2. Appreciate what this phase brings

The toddler years mean that the initial newborn joy is officially behind you. But these small humans also bring their own kinds of joy, as you watch them learn new skills, say funny things, and give affection back to you. While your two-year-old business may not hold the same exhilaration for you as it did during those first few months, there are now different things to appreciate about it: Maybe you’re expanding your product range, or employing new people who can take the workload off you.

3. Establish boundaries

Toddlers thrive on boundary and routine – and your toddler business will too. As it grows into a new phase, try and establish limits in terms of the type of clients you want to work with and the type of work you’ll do. It’s also a good idea to make a decision about the hours you’ll work and when you’ll switch off, which will help you establish a good work-life balance.

4. Take a break

Every parent with a toddler needs a break every now and then, even if that means a walk around the block (on your own!), a dinner out with friends, or even a few days away.
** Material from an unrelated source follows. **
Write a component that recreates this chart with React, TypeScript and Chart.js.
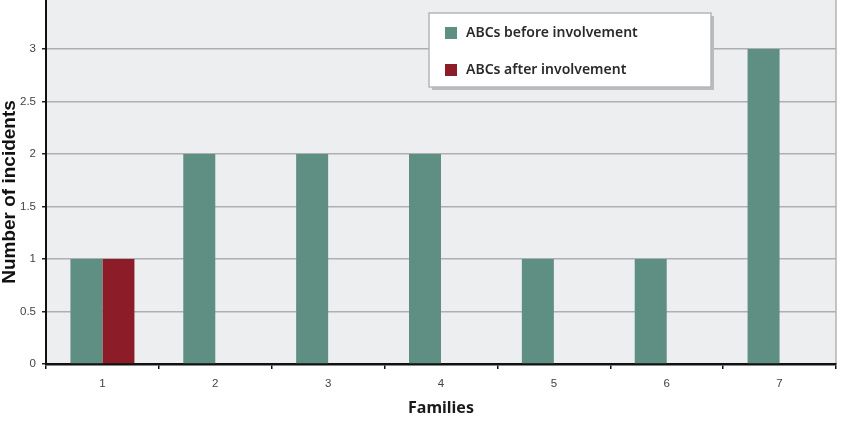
import React, { useEffect, useRef } from "react";
import { Chart, registerables } from "chart.js";

Chart.register(...registerables);

const families = ["1", "2", "3", "4", "5", "6", "7"];
const before = [1, 2, 2, 2, 1, 1, 3];
const after = [1, null, null, null, null, null, null];
const seriesLabels = ["ABCs before involvement", "ABCs after involvement"];
const seriesColors = ["#5f8e83", "#8c1d28"];
const yMin = 0;
const yMax = 3.5;
const yStep = 0.5;
const xTitle = "Families";
const yTitle = "Number of incidents";

const SHIFT = 20; // canvas is shifted up so the 3.5 line falls just above the page

const bgPlugin = {
  id: "bgPlugin",
  beforeDraw(chart: any) {
    const { ctx, chartArea } = chart;
    ctx.save();
    ctx.fillStyle = "#eceef0";
    ctx.fillRect(chartArea.left, chartArea.top, chartArea.right - chartArea.left, chartArea.bottom - chartArea.top);
    ctx.strokeStyle = "#b2b4b5";
    ctx.lineWidth = 1.5;
    ctx.beginPath();
    ctx.moveTo(chartArea.right, chartArea.top);
    ctx.lineTo(chartArea.right, chartArea.bottom);
    ctx.stroke();
    ctx.restore();
  },
  afterDraw(chart: any) {
    const { ctx } = chart;
    ctx.save();
    // y-axis title
    ctx.translate(10, 192 + SHIFT);
    ctx.rotate(-Math.PI / 2);
    ctx.font = "bold 19px 'Liberation Sans', Arial, sans-serif";
    ctx.fillStyle = "#111";
    ctx.textAlign = "center";
    ctx.textBaseline = "middle";
    ctx.fillText(yTitle, 0, 0);
    ctx.restore();

    // legend box
    const bx = 429, by = 13 + SHIFT, bw = 282, bh = 74;
    ctx.save();
    ctx.fillStyle = "#b9bbbc";
    ctx.fillRect(bx + 3, by + 3, bw, bh);
    ctx.fillStyle = "#ffffff";
    ctx.fillRect(bx, by, bw, bh);
    ctx.strokeStyle = "#b5b7b8";
    ctx.lineWidth = 1.5;
    ctx.strokeRect(bx, by, bw, bh);
    chart.data.datasets.forEach((ds: any, i: number) => {
      const cy = (i === 0 ? 33 : 70) + SHIFT;
      ctx.fillStyle = ds.backgroundColor;
      ctx.fillRect(445, cy - 6, 12, 12);
      ctx.fillStyle = "#2a2a2a";
      ctx.font = "600 14px 'Noto Sans', 'Open Sans', sans-serif";
      ctx.textAlign = "left";
      ctx.textBaseline = "middle";
      ctx.fillText(ds.label, 466, cy);
    });
    ctx.restore();
  },
};

export default function App() {
  const ref = useRef<HTMLCanvasElement | null>(null);
  useEffect(() => {
    if (!ref.current) return;
    const chart = new Chart(ref.current, {
      type: "bar",
      data: {
        labels: families,
        datasets: [
          { label: seriesLabels[0], data: before, backgroundColor: seriesColors[0], borderWidth: 0 },
          { label: seriesLabels[1], data: after as any, backgroundColor: seriesColors[1], borderWidth: 0 },
        ],
      },
      options: {
        responsive: false,
        animation: false,
        events: [],
        datasets: { bar: { barPercentage: 1, categoryPercentage: 0.567 } } as any,
        layout: { padding: { top: SHIFT - 3.5, left: 0, right: 5, bottom: 0 } },
        plugins: { legend: { display: false }, tooltip: { enabled: false }, title: { display: false } },
        scales: {
          x: {
            offset: true,
            grid: { display: true, drawOnChartArea: false, drawTicks: true, tickLength: 5, tickColor: "#111", lineWidth: 1.5, offset: true },
            border: { color: "#111", width: 2.5 },
            ticks: { color: "#444", font: { family: "'Liberation Sans Narrow', 'Liberation Sans', Arial", size: 11.5 }, padding: 8, maxRotation: 0 },
            title: { display: true, text: xTitle, color: "#1a1a1a", font: { family: "'Noto Sans', 'Open Sans', sans-serif", size: 16, weight: "bold" }, padding: { top: 0, bottom: 22.4 } },
            afterFit: (s: any) => { s.height = 76; },
          },
          y: {
            min: yMin,
            max: yMax,
            ticks: {
              stepSize: yStep,
              color: "#444",
              font: { family: "'Liberation Sans Narrow', 'Liberation Sans', Arial", size: 11.5 },
              padding: 6,
              callback: (v: any) => String(Number(v)),
            },
            grid: { color: "#adafb0", lineWidth: 1.5, tickLength: 4, tickColor: "#222" },
            border: { color: "#111", width: 2 },
            afterFit: (s: any) => { s.width = 46; },
          },
        },
      },
      plugins: [bgPlugin],
    });
    return () => chart.destroy();
  }, []);
  return (
    <div style={{ position: "absolute", left: 0, top: 0, width: 841, height: 440, overflow: "hidden", background: "#fff" }}>
      <canvas ref={ref} width={841} height={440 + SHIFT} style={{ position: "absolute", left: 0, top: -SHIFT, width: 841, height: 440 + SHIFT }} />
    </div>
  );
}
The same is true for a demanding small business: every so often, remember to take time out to rest properly, where you switch off your laptop and completely unplug. You’ll return much more inspired and resilient to deal with the everyday uncertainty that it brings.

5. Give it space to make mistakes

While the unpredictability of a young business can be stressful and tiring, it’s also a time for trying new things without the risk of huge consequences if they don’t quite work. After all, it’s much simpler to change your USP if you’re a small business employing a few people, rather than a big company where 50 people are relying on you for their salary, or where you’ve received a huge amount of investment capital. While you may fail in some of the things you try with your business (in fact, this is almost guaranteed), see it as a toddler that’s resilient enough to pick itself up, dust its knees and keep moving forward.

During this phase of business growth it’s also essential to have the right type of medical aid cover. There are medical schemes such as Fedhealth which has a number of medical aid options and value-added benefits to ensure that your health and wellness is taken care of too. After all, the healthier you and your staff are, the more productive your business will be – during the toddler (business) stage and beyond.

While this phase can be frustrating, it’s a sign that your business is growing and adapting, rather than remaining in its infancy, and that can only be a good thing! So embrace the difficulties, learn from them, and watch as your business strides forward confidently into the next exciting phase.